For too long, state policy has focused on the wrong things. Instead of taking advantage of a location the rest of the nation envies, we've been squandering that asset by letting our transportation system deteriorate.
Instead of doing everything possible to nurture small businesses, we've been trying to lure large, multi-state firms by promising big tax breaks that take away the resources needed for job training and other public investments that make a state attractive to people who want to start a business.
A recent report by McKinsey & Company, "Reseeding growth in the Garden State," offered a sobering, yet encouraging look at New Jersey's economy today. It was sobering because it pointed out numerous mistakes the state has made in recent years, and encouraging because there are strategies we can follow to get back on track.
As the report points out, even though New Jersey's labor force has higher education levels than most there is a disturbing labor-market mismatch. We're not training enough workers for today's jobs in health care and transportation, among others.
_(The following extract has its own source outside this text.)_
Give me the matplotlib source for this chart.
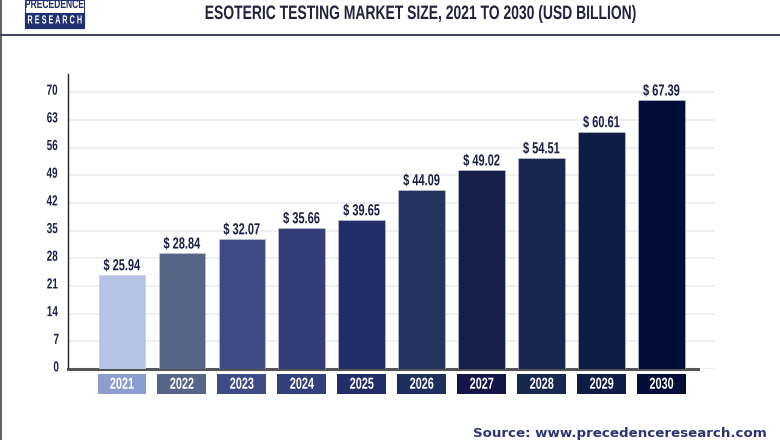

Other states have done more to deal with this problem, whether through wide-ranging apprenticeship programs or coordinating schools and local employers to make sure the skills being developed are those needed for today's and tomorrow's jobs, not yesterday's.
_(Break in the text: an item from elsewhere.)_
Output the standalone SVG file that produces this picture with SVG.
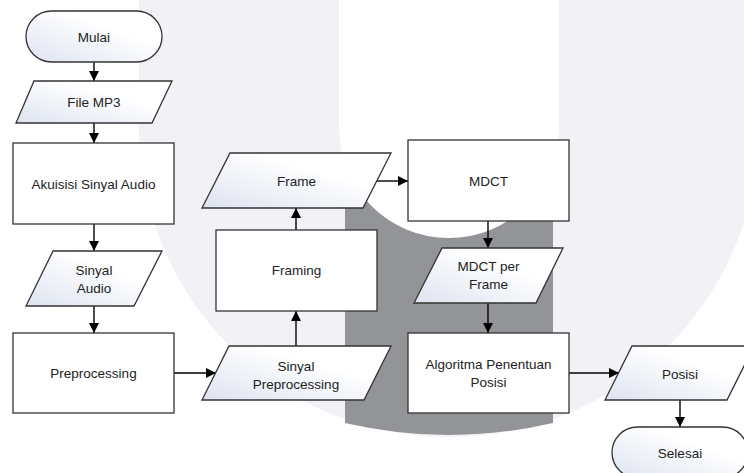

As a recent report by The Fund for New Jersey, "Promoting Jobs and Economic Growth for All New Jerseyans," found, many unemployed workers "...lack the skills and resources to navigate a web of occupational requirements and training programs." One solution is to expand support for community college-based training for the unemployed when the curriculum leads to attainment of a credential that is endorsed by groups of private employers and is portable from one company to another to promote career mobility.
In addition to reviving the transportation system to help get people to work and goods to market and fixing the skills mismatch, New Jersey should pay much more attention to young companies in our own backyard. More than 85 percent of new jobs created in the state come from startups and other businesses already in the state. They need better access to capital, business incubators that teach key skills like financial management, and public-private partnerships that assist in navigating regulations.
Taking all these important steps, even if they only got New Jersey back to the national average, would create 250,000 new high-quality, high-paying jobs.
Sure, it would be great if Amazon decides to accept New Jersey's generous offer to locate here. But the next Amazon, or Apple, or Google might be in someone else's garage in Somerville or Bayonne today -- and that's where our attention needs to turn.
Andrew Zwicker, a Democrat, represents the 16th District (parts of Hunterdon, Mercer, Middlesex, and Somerset counties); Nicholas Chiaravalloti, a Democrat, represents the 31st District (parts of Hudson County). They both serve on the bipartisan New Jersey Legislative Manufacturing Caucus.